Each delivers a different look and demands a different level of craft.

Full overlay: the modern standard

Full overlay produces the clean, continuous look most associated with contemporary and minimalist kitchens. With frameless construction it also maximizes interior access, since there is no face frame eating into the opening. It is the most common choice in modern residential and development work.

Best for: modern and transitional designs, maximum storage, slab or simple shaker doors.

Partial overlay: the value option

Partial overlay is the traditional builder-grade approach. Because the doors are smaller and tolerances are more forgiving, it is the least expensive to produce and the most error-tolerant on install. The visible frame around each door reads as more traditional.

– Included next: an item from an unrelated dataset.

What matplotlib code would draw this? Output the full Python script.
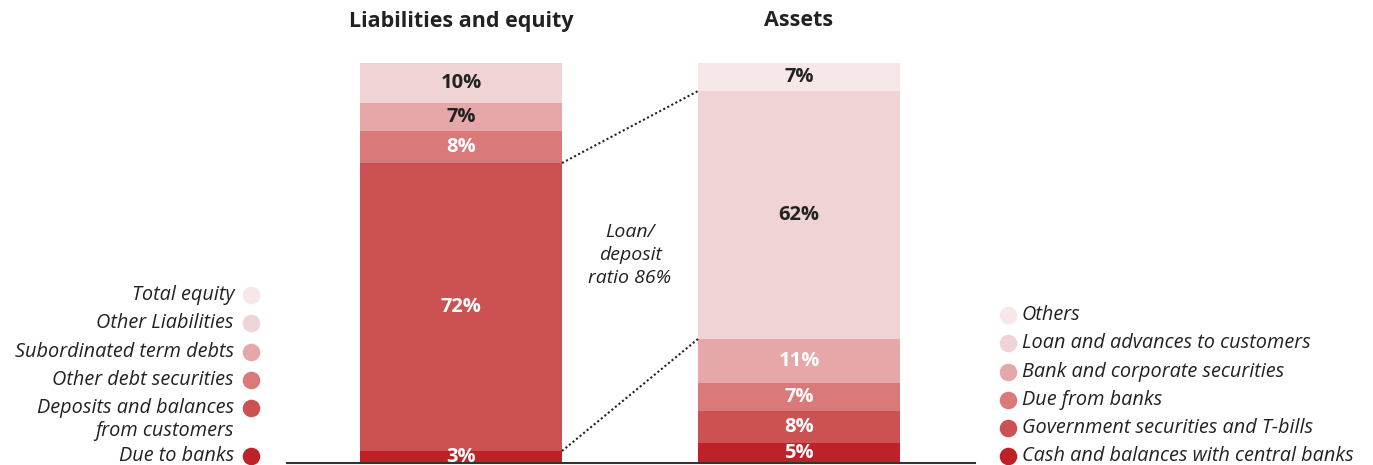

Best for: budget-sensitive projects and traditional aesthetics where a framed look is acceptable.

Inset: the premium look

Inset cabinetry sets the door flush within the frame, creating crisp shadow lines and a furniture-grade appearance. It is the most demanding to build because every door must fit its opening with consistent, narrow gaps, and wood movement has to be accounted for. That precision makes it the most expensive option.

Best for: high-end, detail-driven projects where the cabinetry is meant to read as fine furniture. This is the level of craft Vertical Custom Supply builds toward on premium millwork.

How to choose

Run your decision through three filters:

- Aesthetic. Modern and seamless points to full overlay; traditional framed looks to partial; furniture-grade detail to inset. - Budget. Partial is cheapest, full sits in the middle, inset is the premium tier. - Builder skill. Inset rewards a precise shop and punishes a careless one, so it is only worth specifying if your supplier can hold tight tolerances.

A quick reference

- Full overlay: clean, modern, mid cost, great storage. - Partial overlay: traditional, lowest cost, forgiving. - Inset: furniture-grade, highest cost, demands precision.

Comparing cabinet door overlay options comes down to matching the look you want with the budget you have and the shop that will build it. Settle the overlay early, because it anchors every other cabinetry detail that follows.